◆ DATA BLOCK
^^^^^^^^^^^^^^^^
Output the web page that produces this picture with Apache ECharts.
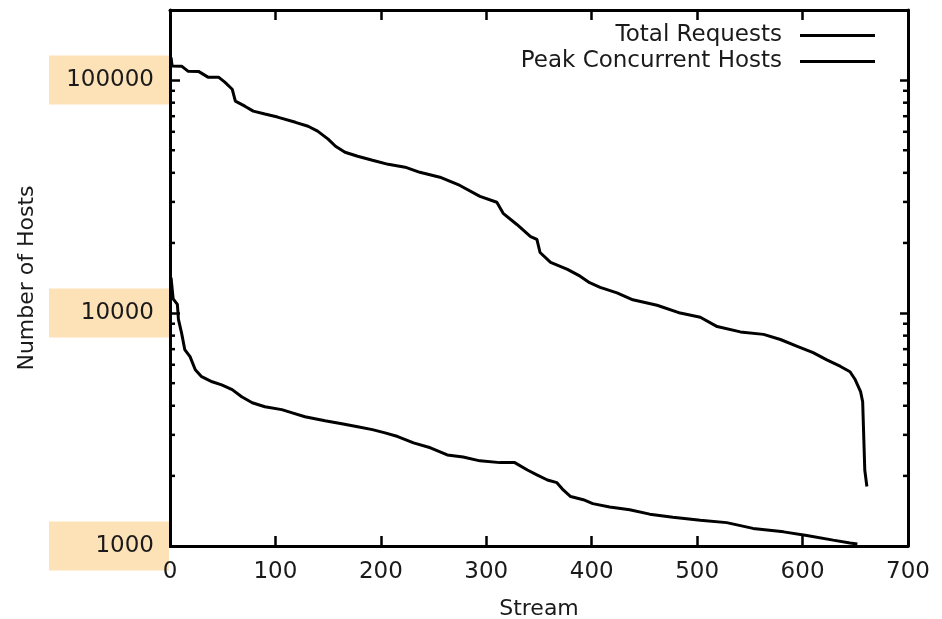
<!DOCTYPE html>
<html>
<head>
<meta charset="utf-8">
<script src="https://cdn.jsdelivr.net/npm/echarts@6/dist/echarts.min.js"></script>
<style>
  html, body { margin: 0; padding: 0; background: #fff; }
  #chart { width: 942px; height: 619px; }
</style>
</head>
<body>
<div id="chart"></div>
<script>
// ---- data ----
const totalStream = [1, 2, 11, 17, 27, 36, 46, 52, 59, 62, 71, 79, 90, 102, 119, 131, 140, 150, 157, 166, 178, 192, 207, 223, 237, 256, 275, 294, 310, 316, 329, 342, 348, 351, 361, 377, 389, 398, 408, 424, 439, 462, 484, 503, 519, 541, 563, 579, 595, 610, 623, 636, 645, 650, 655, 657, 659, 661];
const totalValues = [125000, 115000, 114800, 109300, 109000, 103000, 103000, 98000, 91400, 81200, 77300, 73600, 71500, 69400, 65900, 63400, 60400, 55800, 52000, 49000, 47100, 45300, 43500, 42300, 40200, 38300, 35300, 31700, 29900, 26800, 24000, 21300, 20700, 18200, 16500, 15400, 14400, 13500, 12900, 12200, 11400, 10800, 10000, 9600, 8750, 8300, 8100, 7700, 7200, 6760, 6300, 5900, 5600, 5170, 4600, 4160, 2120, 1800];

const peakStream = [1, 3, 7, 8, 11, 14, 19, 24, 30, 40, 49, 59, 68, 78, 90, 106, 116, 128, 147, 163, 178, 192, 204, 216, 231, 247, 263, 278, 294, 313, 327, 339, 348, 358, 367, 373, 380, 392, 401, 417, 436, 455, 477, 503, 528, 553, 582, 604, 629, 645, 652];
const peakValues = [14200, 11500, 10900, 9400, 8200, 6970, 6500, 5710, 5330, 5070, 4920, 4690, 4370, 4120, 3960, 3850, 3730, 3590, 3450, 3350, 3250, 3160, 3060, 2950, 2770, 2640, 2460, 2410, 2320, 2280, 2280, 2120, 2020, 1920, 1870, 1740, 1630, 1580, 1520, 1470, 1430, 1370, 1330, 1290, 1260, 1190, 1150, 1110, 1060, 1030, 1020];

const seriesNames = ['Total Requests', 'Peak Concurrent Hosts'];
const yTickLabels = ['1000', '10000', '100000'];
const yMinorTicks = [2000, 3000, 4000, 5000, 6000, 7000, 8000, 9000,
                     20000, 30000, 40000, 50000, 60000, 70000, 80000, 90000];
const xMin = 0, xMax = 700, xStep = 100;
const yMin = 1000, yMax = 200000;

// ---- chart ----
const FONT = 'DejaVu Sans';
const TXT = '#1a1a1a';
const chart = echarts.init(document.getElementById('chart'), null, { renderer: 'canvas' });

const lineAxis = { onZero: false, lineStyle: { color: '#000', width: 3 } };
const tickStyle = { inside: true, length: 10, lineStyle: { color: '#000', width: 2.5 } };

const option = {
  animation: false,
  backgroundColor: '#fff',
  grid: { left: 170, right: 34, top: 10, bottom: 73, containLabel: false, outerBoundsMode: 'none' },
  legend: {
    data: seriesNames.map(n => ({ name: n, icon: 'rect' })),
    orient: 'vertical',
    right: 62,
    top: 19,
    align: 'right',
    itemWidth: 75,
    itemHeight: 3,
    itemGap: 3,
    selectedMode: false,
    textStyle: { fontFamily: FONT, fontSize: 23, color: TXT, lineHeight: 23, padding: [0, 13, 0, 0] }
  },
  xAxis: [
    {
      type: 'value', min: xMin, max: xMax, interval: xStep, position: 'bottom',
      axisLine: lineAxis, axisTick: tickStyle, splitLine: { show: false },
      axisLabel: { fontFamily: FONT, fontSize: 23, color: TXT, margin: 15 },
      name: 'Stream', nameLocation: 'middle', nameGap: 52,
      nameTextStyle: { fontFamily: FONT, fontSize: 22, color: TXT }
    },
    {
      type: 'value', min: xMin, max: xMax, interval: xStep, position: 'top',
      axisLine: lineAxis, axisTick: tickStyle, splitLine: { show: false },
      axisLabel: { show: false }
    }
  ],
  yAxis: [
    {
      type: 'log', logBase: 10, min: yMin, max: yMax, position: 'left',
      axisLine: lineAxis, axisTick: tickStyle, splitLine: { show: false },
      axisLabel: {
        showMaxLabel: false,
        fontFamily: FONT, fontSize: 23, color: TXT, lineHeight: 23,
        margin: 1,
        width: 105,
        align: 'right',
        padding: [13, 15, 13, 0],
        backgroundColor: '#fde1b7',
        formatter: v => {
          const s = String(Math.round(v));
          return yTickLabels.includes(s) ? s : '';
        }
      },
      name: 'Number of Hosts', nameLocation: 'middle', nameGap: 126, nameRotate: 90,
      nameTextStyle: { fontFamily: FONT, fontSize: 22, color: TXT }
    },
    {
      type: 'log', logBase: 10, min: yMin, max: yMax, position: 'right',
      axisLine: lineAxis, axisTick: { inside: true, length: 8, lineStyle: { color: '#000', width: 2.5 } },
      splitLine: { show: false }, axisLabel: { show: false }
    }
  ],
  series: [
    {
      name: seriesNames[0], type: 'line', xAxisIndex: 0, yAxisIndex: 0,
      data: totalStream.map((s, i) => [s, totalValues[i]]),
      showSymbol: false, symbol: 'none',
      lineStyle: { color: '#000', width: 3 }, itemStyle: { color: '#000' }, z: 5
    },
    {
      name: seriesNames[1], type: 'line', xAxisIndex: 0, yAxisIndex: 0,
      data: peakStream.map((s, i) => [s, peakValues[i]]),
      showSymbol: false, symbol: 'none',
      lineStyle: { color: '#000', width: 3 }, itemStyle: { color: '#000' }, z: 5
    },
    {
      name: 'minorTicks', type: 'custom', xAxisIndex: 0, yAxisIndex: 0,
      silent: true, z: 4,
      data: yMinorTicks.map(v => [xMin, v]),
      renderItem: (params, api) => {
        const y = api.coord([xMin, api.value(1)])[1];
        const cs = params.coordSys;
        return {
          type: 'group',
          children: [
            { type: 'line', shape: { x1: cs.x, y1: y, x2: cs.x + 5, y2: y }, style: { stroke: '#000', lineWidth: 2.5 } },
            { type: 'line', shape: { x1: cs.x + cs.width - 5, y1: y, x2: cs.x + cs.width, y2: y }, style: { stroke: '#000', lineWidth: 2.5 } }
          ]
        };
      }
    }
  ]
};
chart.setOption(option);
</script>
</body>
</html>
^^^^^^^^^^^^^^^^
◆ TASK DIRECTIONS
Pictures excluded, repeat exactly the lines from the top of the material through the line with "4160, 2120, 1800];", including both of those lines.

◆ EXERCISE ANSWER
Output the web page that produces this picture with Apache ECharts.
<!DOCTYPE html>
<html>
<head>
<meta charset="utf-8">
<script src="https://cdn.jsdelivr.net/npm/echarts@6/dist/echarts.min.js"></script>
<style>
  html, body { margin: 0; padding: 0; background: #fff; }
  #chart { width: 942px; height: 619px; }
</style>
</head>
<body>
<div id="chart"></div>
<script>
// ---- data ----
const totalStream = [1, 2, 11, 17, 27, 36, 46, 52, 59, 62, 71, 79, 90, 102, 119, 131, 140, 150, 157, 166, 178, 192, 207, 223, 237, 256, 275, 294, 310, 316, 329, 342, 348, 351, 361, 377, 389, 398, 408, 424, 439, 462, 484, 503, 519, 541, 563, 579, 595, 610, 623, 636, 645, 650, 655, 657, 659, 661];
const totalValues = [125000, 115000, 114800, 109300, 109000, 103000, 103000, 98000, 91400, 81200, 77300, 73600, 71500, 69400, 65900, 63400, 60400, 55800, 52000, 49000, 47100, 45300, 43500, 42300, 40200, 38300, 35300, 31700, 29900, 26800, 24000, 21300, 20700, 18200, 16500, 15400, 14400, 13500, 12900, 12200, 11400, 10800, 10000, 9600, 8750, 8300, 8100, 7700, 7200, 6760, 6300, 5900, 5600, 5170, 4600, 4160, 2120, 1800];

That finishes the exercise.